Instructions for the task: Without including any pictures, write out the listing below exactly.
Begin Collected material
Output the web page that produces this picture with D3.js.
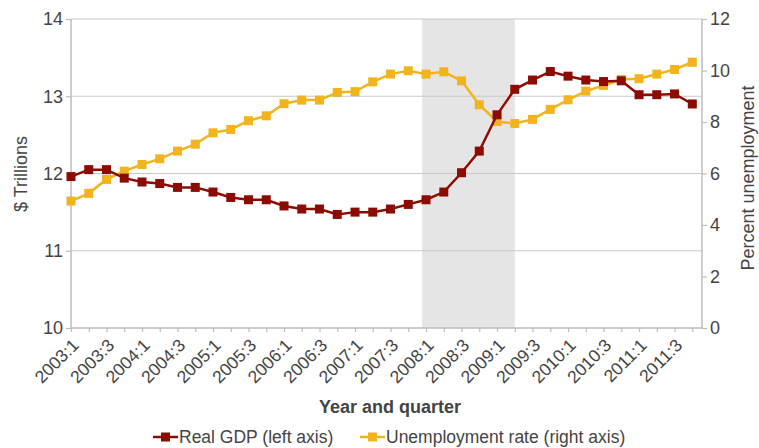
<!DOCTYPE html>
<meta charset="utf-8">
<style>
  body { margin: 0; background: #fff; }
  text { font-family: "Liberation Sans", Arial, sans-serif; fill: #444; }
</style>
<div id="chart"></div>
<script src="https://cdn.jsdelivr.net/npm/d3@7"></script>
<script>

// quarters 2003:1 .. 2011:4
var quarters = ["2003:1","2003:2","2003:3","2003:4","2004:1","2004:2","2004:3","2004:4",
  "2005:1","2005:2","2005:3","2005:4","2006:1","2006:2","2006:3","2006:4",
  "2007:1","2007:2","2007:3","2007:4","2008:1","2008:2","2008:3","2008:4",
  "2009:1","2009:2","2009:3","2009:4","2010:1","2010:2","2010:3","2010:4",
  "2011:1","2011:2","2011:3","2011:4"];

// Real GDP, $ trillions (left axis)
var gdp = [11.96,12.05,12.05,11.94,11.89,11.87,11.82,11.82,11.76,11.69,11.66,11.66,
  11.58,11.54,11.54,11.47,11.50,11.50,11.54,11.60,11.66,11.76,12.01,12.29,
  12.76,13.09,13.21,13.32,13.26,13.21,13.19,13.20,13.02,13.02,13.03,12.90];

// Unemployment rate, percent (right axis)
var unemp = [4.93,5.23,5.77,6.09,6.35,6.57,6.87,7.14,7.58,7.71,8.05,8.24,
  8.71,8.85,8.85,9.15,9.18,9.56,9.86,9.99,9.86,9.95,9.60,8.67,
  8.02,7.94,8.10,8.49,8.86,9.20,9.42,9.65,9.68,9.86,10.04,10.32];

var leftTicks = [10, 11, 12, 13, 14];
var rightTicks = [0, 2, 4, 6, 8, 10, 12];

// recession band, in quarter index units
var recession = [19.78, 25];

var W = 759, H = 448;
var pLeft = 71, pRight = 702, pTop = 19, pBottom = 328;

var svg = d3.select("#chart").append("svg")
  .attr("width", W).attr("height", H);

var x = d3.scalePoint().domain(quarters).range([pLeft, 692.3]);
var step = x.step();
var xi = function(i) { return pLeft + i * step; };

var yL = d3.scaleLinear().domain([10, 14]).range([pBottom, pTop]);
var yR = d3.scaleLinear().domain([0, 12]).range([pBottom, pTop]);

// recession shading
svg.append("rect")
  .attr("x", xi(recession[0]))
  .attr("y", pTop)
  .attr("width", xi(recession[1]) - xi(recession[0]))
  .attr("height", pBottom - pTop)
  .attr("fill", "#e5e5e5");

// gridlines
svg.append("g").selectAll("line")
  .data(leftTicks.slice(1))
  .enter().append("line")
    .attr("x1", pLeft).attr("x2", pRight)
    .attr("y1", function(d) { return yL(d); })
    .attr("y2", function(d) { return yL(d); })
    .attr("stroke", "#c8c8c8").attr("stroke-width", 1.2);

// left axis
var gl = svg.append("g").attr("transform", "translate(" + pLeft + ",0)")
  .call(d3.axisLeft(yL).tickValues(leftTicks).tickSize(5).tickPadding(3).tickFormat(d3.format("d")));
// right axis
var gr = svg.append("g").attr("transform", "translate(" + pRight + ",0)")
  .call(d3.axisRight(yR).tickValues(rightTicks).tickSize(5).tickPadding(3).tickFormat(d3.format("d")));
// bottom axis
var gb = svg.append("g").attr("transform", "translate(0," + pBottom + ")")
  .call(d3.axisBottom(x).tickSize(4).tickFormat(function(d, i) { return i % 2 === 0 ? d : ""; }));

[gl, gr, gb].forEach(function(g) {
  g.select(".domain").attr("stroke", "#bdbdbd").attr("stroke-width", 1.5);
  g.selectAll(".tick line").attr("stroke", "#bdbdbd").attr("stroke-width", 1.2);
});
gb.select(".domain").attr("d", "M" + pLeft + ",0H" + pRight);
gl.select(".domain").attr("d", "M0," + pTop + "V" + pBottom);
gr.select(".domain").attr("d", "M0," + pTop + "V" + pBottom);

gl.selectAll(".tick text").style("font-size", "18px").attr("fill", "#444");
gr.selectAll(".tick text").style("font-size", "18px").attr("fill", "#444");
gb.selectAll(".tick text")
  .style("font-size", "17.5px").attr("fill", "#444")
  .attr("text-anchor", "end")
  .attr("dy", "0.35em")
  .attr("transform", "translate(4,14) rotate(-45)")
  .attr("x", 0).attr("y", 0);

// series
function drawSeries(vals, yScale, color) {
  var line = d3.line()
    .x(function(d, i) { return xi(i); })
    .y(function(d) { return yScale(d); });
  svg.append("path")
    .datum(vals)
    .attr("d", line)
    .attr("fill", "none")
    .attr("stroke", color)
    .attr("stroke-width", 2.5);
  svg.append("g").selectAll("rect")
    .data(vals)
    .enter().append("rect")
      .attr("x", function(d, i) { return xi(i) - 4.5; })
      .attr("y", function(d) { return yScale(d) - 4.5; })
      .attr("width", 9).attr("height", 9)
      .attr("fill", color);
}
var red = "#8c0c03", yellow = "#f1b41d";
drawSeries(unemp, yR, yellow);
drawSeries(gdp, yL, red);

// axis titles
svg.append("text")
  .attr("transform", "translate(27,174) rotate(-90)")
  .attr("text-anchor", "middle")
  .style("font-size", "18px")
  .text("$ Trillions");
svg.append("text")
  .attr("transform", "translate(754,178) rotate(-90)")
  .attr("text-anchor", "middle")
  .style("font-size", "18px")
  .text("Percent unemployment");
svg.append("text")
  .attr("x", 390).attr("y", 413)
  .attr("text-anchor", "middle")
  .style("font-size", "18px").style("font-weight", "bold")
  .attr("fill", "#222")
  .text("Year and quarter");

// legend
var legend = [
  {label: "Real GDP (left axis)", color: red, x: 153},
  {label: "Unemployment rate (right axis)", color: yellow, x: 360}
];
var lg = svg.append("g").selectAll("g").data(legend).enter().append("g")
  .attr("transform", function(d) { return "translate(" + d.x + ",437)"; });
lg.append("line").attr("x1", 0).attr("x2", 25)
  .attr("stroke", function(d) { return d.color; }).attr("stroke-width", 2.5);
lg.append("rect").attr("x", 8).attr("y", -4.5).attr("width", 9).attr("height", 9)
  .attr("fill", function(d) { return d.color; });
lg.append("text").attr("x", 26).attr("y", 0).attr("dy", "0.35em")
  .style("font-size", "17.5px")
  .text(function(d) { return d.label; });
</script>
End Collected material
Response to the exercise:
Output the web page that produces this picture with D3.js.
<!DOCTYPE html>
<meta charset="utf-8">
<style>
  body { margin: 0; background: #fff; }
  text { font-family: "Liberation Sans", Arial, sans-serif; fill: #444; }
</style>
<div id="chart"></div>
<script src="https://cdn.jsdelivr.net/npm/d3@7"></script>
<script>

// quarters 2003:1 .. 2011:4
var quarters = ["2003:1","2003:2","2003:3","2003:4","2004:1","2004:2","2004:3","2004:4",
  "2005:1","2005:2","2005:3","2005:4","2006:1","2006:2","2006:3","2006:4",
  "2007:1","2007:2","2007:3","2007:4","2008:1","2008:2","2008:3","2008:4",
  "2009:1","2009:2","2009:3","2009:4","2010:1","2010:2","2010:3","2010:4",
  "2011:1","2011:2","2011:3","2011:4"];

// Real GDP, $ trillions (left axis)
var gdp = [11.96,12.05,12.05,11.94,11.89,11.87,11.82,11.82,11.76,11.69,11.66,11.66,
  11.58,11.54,11.54,11.47,11.50,11.50,11.54,11.60,11.66,11.76,12.01,12.29,
  12.76,13.09,13.21,13.32,13.26,13.21,13.19,13.20,13.02,13.02,13.03,12.90];

// Unemployment rate, percent (right axis)
var unemp = [4.93,5.23,5.77,6.09,6.35,6.57,6.87,7.14,7.58,7.71,8.05,8.24,
  8.71,8.85,8.85,9.15,9.18,9.56,9.86,9.99,9.86,9.95,9.60,8.67,
  8.02,7.94,8.10,8.49,8.86,9.20,9.42,9.65,9.68,9.86,10.04,10.32];

var leftTicks = [10, 11, 12, 13, 14];
var rightTicks = [0, 2, 4, 6, 8, 10, 12];

// recession band, in quarter index units
var recession = [19.78, 25];

var W = 759, H = 448;
var pLeft = 71, pRight = 702, pTop = 19, pBottom = 328;

var svg = d3.select("#chart").append("svg")
  .attr("width", W).attr("height", H);

var x = d3.scalePoint().domain(quarters).range([pLeft, 692.3]);
var step = x.step();
var xi = function(i) { return pLeft + i * step; };

var yL = d3.scaleLinear().domain([10, 14]).range([pBottom, pTop]);
var yR = d3.scaleLinear().domain([0, 12]).range([pBottom, pTop]);

// recession shading
svg.append("rect")
  .attr("x", xi(recession[0]))
  .attr("y", pTop)
  .attr("width", xi(recession[1]) - xi(recession[0]))
  .attr("height", pBottom - pTop)
  .attr("fill", "#e5e5e5");

// gridlines
svg.append("g").selectAll("line")
  .data(leftTicks.slice(1))
  .enter().append("line")
    .attr("x1", pLeft).attr("x2", pRight)
    .attr("y1", function(d) { return yL(d); })
    .attr("y2", function(d) { return yL(d); })
    .attr("stroke", "#c8c8c8").attr("stroke-width", 1.2);

// left axis
var gl = svg.append("g").attr("transform", "translate(" + pLeft + ",0)")
  .call(d3.axisLeft(yL).tickValues(leftTicks).tickSize(5).tickPadding(3).tickFormat(d3.format("d")));
// right axis
var gr = svg.append("g").attr("transform", "translate(" + pRight + ",0)")
  .call(d3.axisRight(yR).tickValues(rightTicks).tickSize(5).tickPadding(3).tickFormat(d3.format("d")));
// bottom axis
var gb = svg.append("g").attr("transform", "translate(0," + pBottom + ")")
  .call(d3.axisBottom(x).tickSize(4).tickFormat(function(d, i) { return i % 2 === 0 ? d : ""; }));

[gl, gr, gb].forEach(function(g) {
  g.select(".domain").attr("stroke", "#bdbdbd").attr("stroke-width", 1.5);
  g.selectAll(".tick line").attr("stroke", "#bdbdbd").attr("stroke-width", 1.2);
});
gb.select(".domain").attr("d", "M" + pLeft + ",0H" + pRight);
gl.select(".domain").attr("d", "M0," + pTop + "V" + pBottom);
gr.select(".domain").attr("d", "M0," + pTop + "V" + pBottom);

gl.selectAll(".tick text").style("font-size", "18px").attr("fill", "#444");
gr.selectAll(".tick text").style("font-size", "18px").attr("fill", "#444");
gb.selectAll(".tick text")
  .style("font-size", "17.5px").attr("fill", "#444")
  .attr("text-anchor", "end")
  .attr("dy", "0.35em")
  .attr("transform", "translate(4,14) rotate(-45)")
  .attr("x", 0).attr("y", 0);

// series
function drawSeries(vals, yScale, color) {
  var line = d3.line()
    .x(function(d, i) { return xi(i); })
    .y(function(d) { return yScale(d); });
  svg.append("path")
    .datum(vals)
    .attr("d", line)
    .attr("fill", "none")
    .attr("stroke", color)
    .attr("stroke-width", 2.5);
  svg.append("g").selectAll("rect")
    .data(vals)
    .enter().append("rect")
      .attr("x", function(d, i) { return xi(i) - 4.5; })
      .attr("y", function(d) { return yScale(d) - 4.5; })
      .attr("width", 9).attr("height", 9)
      .attr("fill", color);
}
var red = "#8c0c03", yellow = "#f1b41d";
drawSeries(unemp, yR, yellow);
drawSeries(gdp, yL, red);

// axis titles
svg.append("text")
  .attr("transform", "translate(27,174) rotate(-90)")
  .attr("text-anchor", "middle")
  .style("font-size", "18px")
  .text("$ Trillions");
svg.append("text")
  .attr("transform", "translate(754,178) rotate(-90)")
  .attr("text-anchor", "middle")
  .style("font-size", "18px")
  .text("Percent unemployment");
svg.append("text")
  .attr("x", 390).attr("y", 413)
  .attr("text-anchor", "middle")
  .style("font-size", "18px").style("font-weight", "bold")
  .attr("fill", "#222")
  .text("Year and quarter");

// legend
var legend = [
  {label: "Real GDP (left axis)", color: red, x: 153},
  {label: "Unemployment rate (right axis)", color: yellow, x: 360}
];
var lg = svg.append("g").selectAll("g").data(legend).enter().append("g")
  .attr("transform", function(d) { return "translate(" + d.x + ",437)"; });
lg.append("line").attr("x1", 0).attr("x2", 25)
  .attr("stroke", function(d) { return d.color; }).attr("stroke-width", 2.5);
lg.append("rect").attr("x", 8).attr("y", -4.5).attr("width", 9).attr("height", 9)
  .attr("fill", function(d) { return d.color; });
lg.append("text").attr("x", 26).attr("y", 0).attr("dy", "0.35em")
  .style("font-size", "17.5px")
  .text(function(d) { return d.label; });
</script>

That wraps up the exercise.